I have Samsung 500GB Sata drive. It is 2-3 months old. I cannot get NCQ working properly on this drive. I do have many NCQ drives but they are old and this is the only one with the newer NCQ support as advertised by Samsung. Hence I cannot test other NCQ drives.

I upgraded my system of 6-7 years 3.0 GHz P4 recently and I do not see any performance difference in anything. I thought NCQ is likely to make a difference in multitasking. I can't believe they could not get this right since 5 years.

Problem is... Whenever I do any simultaneous disk operations, my system comes to a screeching halt. For example, if i do an md5sum operation, or winzip, 3dmark opens in 3 minutes! Everything fine with the disk. I can hit 90 mbps in single operations. But as soon as I need something else to access the disk, performance degrades beyond belief.
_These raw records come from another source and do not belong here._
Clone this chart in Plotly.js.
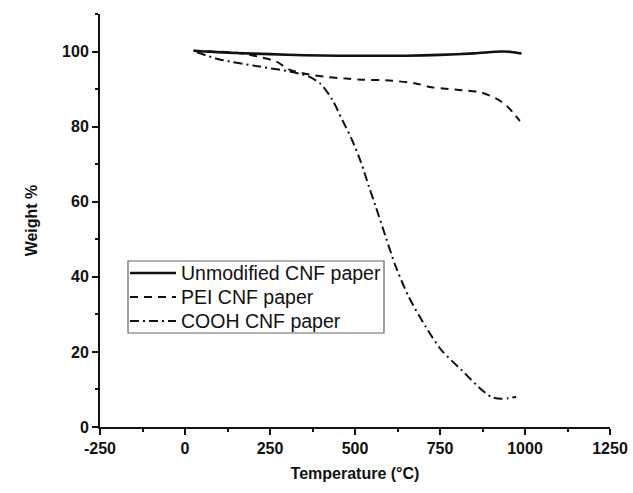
<!DOCTYPE html>
<html>
<head>
<meta charset="utf-8">
<script src="https://cdn.plot.ly/plotly-3.0.1.min.js"></script>
<style>html,body{margin:0;padding:0;background:#fff;}#chart{width:633px;height:493px;}</style>
</head>
<body>
<div id="chart"></div>
<script>
const unmodT = [25, 60, 150, 250, 350, 450, 550, 650, 750, 850, 930, 960, 990];
const unmodW = [100.2, 100.0, 99.6, 99.3, 99.0, 98.9, 98.9, 98.9, 99.1, 99.5, 100.0, 99.9, 99.5];
const peiT = [25, 80, 152, 213, 269, 307, 365, 420, 474, 521, 600, 678, 725, 766, 813, 871, 921, 950, 985];
const peiW = [100.2, 100.0, 99.7, 98.7, 97.3, 95.2, 93.9, 93.2, 92.8, 92.5, 92.3, 91.5, 90.5, 90.1, 89.7, 89.1, 87.2, 85.2, 81.5];
const coohT = [35, 102, 219, 307, 365, 400, 433, 462, 491, 518, 541, 561, 590, 620, 658, 708, 754, 813, 863, 901, 930, 974];
const coohW = [99.8, 97.9, 96.0, 94.7, 93.3, 91.3, 87.2, 81.9, 76.5, 70.4, 64.0, 58.7, 50.7, 42.7, 34.7, 26.7, 20.5, 15.2, 10.7, 8.0, 7.5, 8.0];
const names = ["Unmodified CNF paper", "PEI CNF paper", "COOH CNF paper"];
const xTicks = [-250, 0, 250, 500, 750, 1000, 1250];
const xTickText = ["-250", "0", "250", "500", "750", "1000", "1250"];
const yTicks = [0, 20, 40, 60, 80, 100];

const dashes = ["solid", "8px,6px", "9px,4px,2px,4px"];
const widths = [2.6, 2, 2];
const series = [[unmodT, unmodW], [peiT, peiW], [coohT, coohW]];

const traces = series.map((s, i) => ({
  x: s[0], y: s[1], name: names[i], mode: "lines", showlegend: false,
  line: {color: "#111", width: widths[i], dash: dashes[i], shape: "spline", smoothing: 0.8}
}));

const fam = "Liberation Sans, Arial, sans-serif";
const axisFont = {family: fam, size: 16, color: "#111", weight: 700};

// custom legend box (paper coords)
const plotL = 100, plotW = 510, plotT = 14, plotH = 413;
const px = v => (v - plotL) / plotW;
const py = v => (plotT + plotH - v) / plotH;
const legL = 128, legR = 384, legT = 261, legB = 333;
const rowY = [273, 297, 321];

const shapes = [{
  type: "rect", xref: "paper", yref: "paper",
  x0: px(legL), x1: px(legR), y0: py(legB), y1: py(legT),
  line: {color: "#666", width: 1.2}, fillcolor: "rgba(0,0,0,0)"
}];
const annotations = [];
rowY.forEach((y, i) => {
  shapes.push({
    type: "line", xref: "paper", yref: "paper",
    x0: px(130), x1: px(176), y0: py(y), y1: py(y),
    line: {color: "#111", width: widths[i], dash: dashes[i]}
  });
  annotations.push({
    xref: "paper", yref: "paper", x: px(179), y: py(y), xanchor: "left", yanchor: "middle",
    text: names[i], showarrow: false,
    font: {family: fam, size: 19.5, color: "#111"}
  });
});

const layout = {
  width: 633, height: 493,
  margin: {l: 100, r: 23, t: 14, b: 66},
  paper_bgcolor: "#fff", plot_bgcolor: "#fff",
  showlegend: false,
  shapes: shapes, annotations: annotations,
  xaxis: {
    range: [-250, 1250], tickvals: xTicks, ticktext: xTickText.map(t => "<b>" + t + "</b>"),
    showgrid: false, zeroline: false, showline: true, linecolor: "#111", linewidth: 2,
    ticks: "outside", ticklen: 6, tickwidth: 2, tickcolor: "#111",
    minor: {dtick: 125, tick0: -250, ticks: "outside", ticklen: 3, tickwidth: 2, tickcolor: "#111", showgrid: false},
    tickfont: axisFont,
    title: {text: "<b>Temperature (°C)</b>", font: axisFont, standoff: 12}
  },
  yaxis: {
    range: [0, 110], tickvals: yTicks, ticktext: yTicks.map(t => "<b>" + t + "</b>"),
    showgrid: false, zeroline: false, showline: true, linecolor: "#111", linewidth: 2,
    ticks: "outside", ticklen: 6, tickwidth: 2, tickcolor: "#111",
    minor: {dtick: 10, tick0: 0, ticks: "outside", ticklen: 3, tickwidth: 2, tickcolor: "#111", showgrid: false},
    tickfont: axisFont,
    title: {text: "<b>Weight %</b>", font: axisFont, standoff: 20}
  }
};

Plotly.newPlot("chart", traces, layout, {displayModeBar: false, staticPlot: true});
</script>
</body>
</html>
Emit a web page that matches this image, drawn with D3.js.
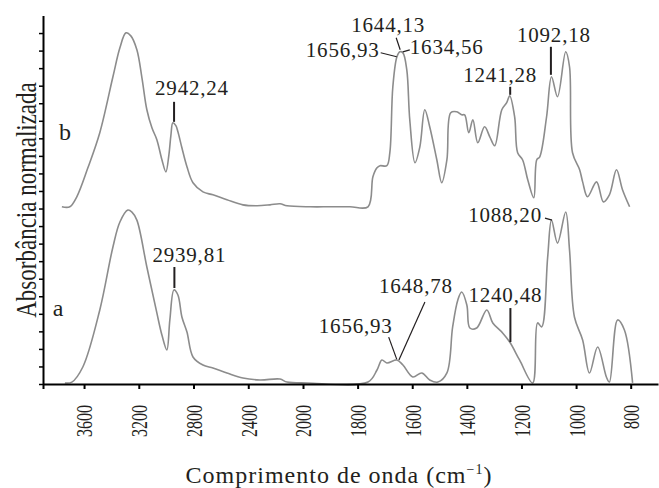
<!DOCTYPE html>
<html>
<head>
<meta charset="utf-8">
<script src="https://cdn.jsdelivr.net/npm/d3@7.9.0/dist/d3.min.js"></script>
<style>
  body { margin: 0; background: #fff; }
</style>
</head>
<body>
<svg id="chart" width="659" height="488"></svg>
<script>
// wavenumbers (cm-1) and normalized absorbance
const wnB = [3762, 3704, 3653, 3572, 3485, 3389, 3338, 3294, 3258, 3214, 3177, 3141, 3104, 3068, 3031, 3002, 2980, 2965, 2951, 2929, 2914, 2885, 2848, 2804, 2731, 2658, 2556, 2439, 2336, 2241, 2168, 2117, 1974, 1901, 1828, 1762, 1744, 1729, 1718, 1693, 1682, 1671, 1656, 1645, 1634, 1620, 1609, 1590, 1572, 1554, 1536, 1510, 1492, 1473, 1459, 1437, 1419, 1408, 1393, 1378, 1360, 1335, 1316, 1298, 1272, 1254, 1243, 1225, 1214, 1196, 1177, 1155, 1144, 1133, 1108, 1090, 1068, 1038, 1024, 1013, 987, 976, 958, 925, 900, 878, 852, 830, 804];
const absB = [0, 0, 0.057, 0.222, 0.422, 0.741, 0.906, 0.991, 0.974, 0.895, 0.735, 0.553, 0.450, 0.382, 0.268, 0.199, 0.296, 0.410, 0.479, 0.462, 0.427, 0.336, 0.228, 0.137, 0.085, 0.068, 0.040, 0.011, 0.006, 0.011, 0.017, 0.006, 0, 0, 0, 0, 0.171, 0.222, 0.234, 0.234, 0.308, 0.684, 0.855, 0.883, 0.877, 0.781, 0.496, 0.251, 0.342, 0.553, 0.456, 0.268, 0.137, 0.268, 0.536, 0.541, 0.524, 0.524, 0.422, 0.496, 0.365, 0.456, 0.399, 0.348, 0.553, 0.593, 0.632, 0.513, 0.308, 0.268, 0.154, 0.051, 0.268, 0.285, 0.513, 0.741, 0.627, 0.883, 0.798, 0.308, 0.211, 0.142, 0.057, 0.142, 0.028, 0.068, 0.211, 0.097, 0];

const wnA = [3740, 3689, 3609, 3485, 3389, 3338, 3280, 3250, 3214, 3141, 3068, 3031, 2995, 2973, 2943, 2914, 2885, 2848, 2804, 2731, 2658, 2556, 2439, 2314, 2168, 2117, 1985, 1762, 1729, 1711, 1693, 1656, 1634, 1598, 1565, 1536, 1506, 1473, 1452, 1433, 1419, 1400, 1389, 1364, 1327, 1305, 1269, 1243, 1207, 1159, 1141, 1126, 1104, 1090, 1068, 1038, 1024, 1006, 976, 951, 921, 889, 878, 848, 823, 793];
const absA = [0.006, 0.011, 0.097, 0.422, 0.781, 0.923, 0.991, 0.980, 0.934, 0.667, 0.405, 0.279, 0.194, 0.365, 0.536, 0.507, 0.382, 0.296, 0.154, 0.108, 0.091, 0.063, 0.034, 0.023, 0.028, 0.011, 0.006, 0.011, 0.080, 0.137, 0.120, 0.137, 0.108, 0.040, 0.063, 0.023, 0.011, 0.063, 0.325, 0.479, 0.524, 0.450, 0.319, 0.319, 0.422, 0.348, 0.291, 0.239, 0.137, 0.006, 0.348, 0.325, 0.724, 0.934, 0.803, 0.980, 0.764, 0.382, 0.251, 0.063, 0.211, 0.040, 0.011, 0.365, 0.308, 0.006];

const offsetB = 1.01;  // spectrum b is stacked above a

const xTicks = [3600, 3200, 2800, 2400, 2000, 1800, 1600, 1400, 1200, 1000, 800];

// peak labels: text, wavenumber, absorbance where the mark touches the curve, spectrum
const peakText = ["2942,24", "1656,93", "1644,13", "1634,56", "1241,28", "1092,18",
                  "2939,81", "1656,93", "1648,78", "1240,48", "1088,20"];
const peakWn   = [2942.24, 1656.93, 1644.13, 1634.56, 1241.28, 1092.18,
                  2939.81, 1656.93, 1648.78, 1240.48, 1088.20];
const peakAbs  = [0.484, 0.855, 0.895, 0.883, 0.638, 0.752,
                  0.547, 0.142, 0.137, 0.239, 0.934];
const peakSpec = ["b", "b", "b", "b", "b", "b", "a", "a", "a", "a", "a"];

// leader line start (relative to touch point) and text position/anchor
const peakLayout = [
  { lx: 0,   ly: -20, tx: -19, ty: -27, anchor: "start" },
  { lx: -16, ly: -4,  tx: -17, ty: 0,   anchor: "end" },
  { lx: -4,  ly: -12, tx: -12, ty: -18, anchor: "middle" },
  { lx: 7,   ly: -2,  tx: 7,   ty: 2,   anchor: "start" },
  { lx: 0,   ly: -8,  tx: -10, ty: -13, anchor: "middle" },
  { lx: 0,   ly: -28, tx: 3,   ty: -33, anchor: "middle" },
  { lx: 0,   ly: -21, tx: -22, ty: -26, anchor: "start" },
  { lx: -8,  ly: -22, tx: -4,  ty: -26, anchor: "end" },
  { lx: 26,  ly: -58, tx: 17,  ty: -67, anchor: "middle" },
  { lx: 0,   ly: -34, tx: -5,  ty: -40, anchor: "middle" },
  { lx: -7,  ly: -2,  tx: -10, ty: 2,   anchor: "end" }
];

const serif = "Liberation Serif";
const ink = "#231f20";

const svg = d3.select("#chart");

// FTIR style axis: scale changes at 2000 cm-1
const x = d3.scaleLinear().domain([3900, 2000, 700]).range([43, 303, 658]);
const y = d3.scaleLinear().domain([0, 2.1]).range([384, 15.5]);

const line = d3.line()
  .x(d => x(d[0]))
  .y(d => y(d[1]))
  .curve(d3.curveCatmullRom.alpha(0.5));

const specA = wnA.map((w, i) => [w, absA[i]]);
const specB = wnB.map((w, i) => [w, absB[i] + offsetB]);

[specB, specA].forEach(s => {
  svg.append("path")
    .datum(s)
    .attr("d", line)
    .attr("fill", "none")
    .attr("stroke", "#8c8c8c")
    .attr("stroke-width", 1.6);
});

// axes
const xAxis = svg.append("g")
  .attr("transform", `translate(0,${y(0)})`)
  .call(d3.axisBottom(x).tickValues([3900].concat(xTicks)).tickSize(5).tickSizeOuter(0)
    .tickFormat(d => d === 3900 ? "" : d));
xAxis.select(".domain").attr("stroke-width", 2);
xAxis.selectAll(".tick line").attr("stroke-width", 2);
// the rotated labels in the figure are stretched across their height
xAxis.selectAll(".tick text")
  .attr("transform", "rotate(-90) scale(1,1.5)")
  .attr("x", -21)
  .attr("y", 0)
  .attr("dy", "0.33em")
  .attr("text-anchor", "end")
  .attr("font-size", 16)
  .attr("font-family", serif)
  .attr("fill", ink);

const yAxis = svg.append("g")
  .attr("transform", `translate(${x(3900)},0)`)
  .call(d3.axisLeft(y).tickValues(d3.range(0, 21).map(i => i / 10)).tickSize(4).tickSizeOuter(0).tickFormat(""));
yAxis.select(".domain").attr("stroke-width", 2);
yAxis.selectAll(".tick line").attr("stroke-width", 1.5);

// peak annotations
const yOf = i => y(peakAbs[i] + (peakSpec[i] === "b" ? offsetB : 0));
const ann = svg.append("g");
peakText.forEach((t, i) => {
  const px = x(peakWn[i]), py = yOf(i), L = peakLayout[i];
  ann.append("line")
    .attr("x1", px + L.lx).attr("y1", py + L.ly)
    .attr("x2", px).attr("y2", py)
    .attr("stroke", ink)
    .attr("stroke-width", L.lx === 0 ? 2 : 1.2);
  ann.append("text")
    .attr("x", px + L.tx).attr("y", py + L.ty)
    .attr("text-anchor", L.anchor)
    .attr("font-family", serif)
    .attr("font-size", 21)
    .attr("letter-spacing", 0.8)
    .attr("fill", ink)
    .text(t);
});

// series letters
svg.append("text").attr("x", x(3739)).attr("y", 140).attr("text-anchor", "middle")
  .attr("font-family", serif).attr("font-size", 24).attr("fill", ink).text("b");
svg.append("text").attr("x", x(3790)).attr("y", 316).attr("text-anchor", "middle")
  .attr("font-family", serif).attr("font-size", 24).attr("fill", ink).text("a");

// axis titles
const xt = svg.append("text")
  .attr("x", 339).attr("y", 483)
  .attr("text-anchor", "middle")
  .attr("font-family", serif)
  .attr("font-size", 24)
  .attr("letter-spacing", 1)
  .attr("fill", ink);
xt.append("tspan").text("Comprimento de onda (cm");
xt.append("tspan").attr("dy", -9).attr("font-size", 14).text("\u22121");
xt.append("tspan").attr("dy", 9).text(")");

svg.append("text")
  .attr("transform", "translate(36,200) rotate(-90) scale(1,1.25)")
  .attr("text-anchor", "middle")
  .attr("font-family", serif)
  .attr("font-size", 23)
  .attr("fill", ink)
  .text("Absorbância normalizada");
</script>
</body>
</html>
For example, HD_Speed, single instance I get 90 mbps... As soon as I open a second copy of the program and run it, both instances drop down to 10 mbps for a total of 20 mbps speed (as can be seen in Windows Disk Monitor from taskbar). I get the same performance without AHCI in the same machine.

Gigabyte X380-DQ6 F7 (Tested with few other bioses as well)
Q6600 @ 3.0 GHz
2 GB DDR-1066
Gigabyte 8600 GT
Silentmaxx 500W PSU
Zalman Reserator XT (pump insulated to eliminate noise)
No fans. CPU, GPU, HD, PSU watercooled.

2008 Server Enterprise x64

Tested with clean installs of 2008 Server x64, 2003 Server x64, Vista 32 with no change in results.

So could someone check their drives and see if NCQ is performing well on this mobo? Please have a look: http://forums.storagereview.net/inde...howtopic=26006

Is it my hard disk that does not function as advertised?

Thank you!

Maria
Well, that problem is also OS-related. A typical desktop-OS has its schedualer tuned to give userspace applications priority,- and in most cases, one application needs the most juice at any time. There are ways to change settings in the way NTkernel does schedualing and prioritizing, but in most cases, the default configuration will prove the most sound for a typical desktop environment.

Apart from that, you will be able to get alot more performance if the disk-intensive processes do their work on different harddrives. Keep in mind that the a harddrive can only do one thing at a time. When you ask it to read/write at the beginning of the plate, AND the end of the plate every other time, things are going to take longer to complete. NCQ or no NCQ, multiple processes running diskoperations on the same drive is and will allways be slow using a harddisk drive.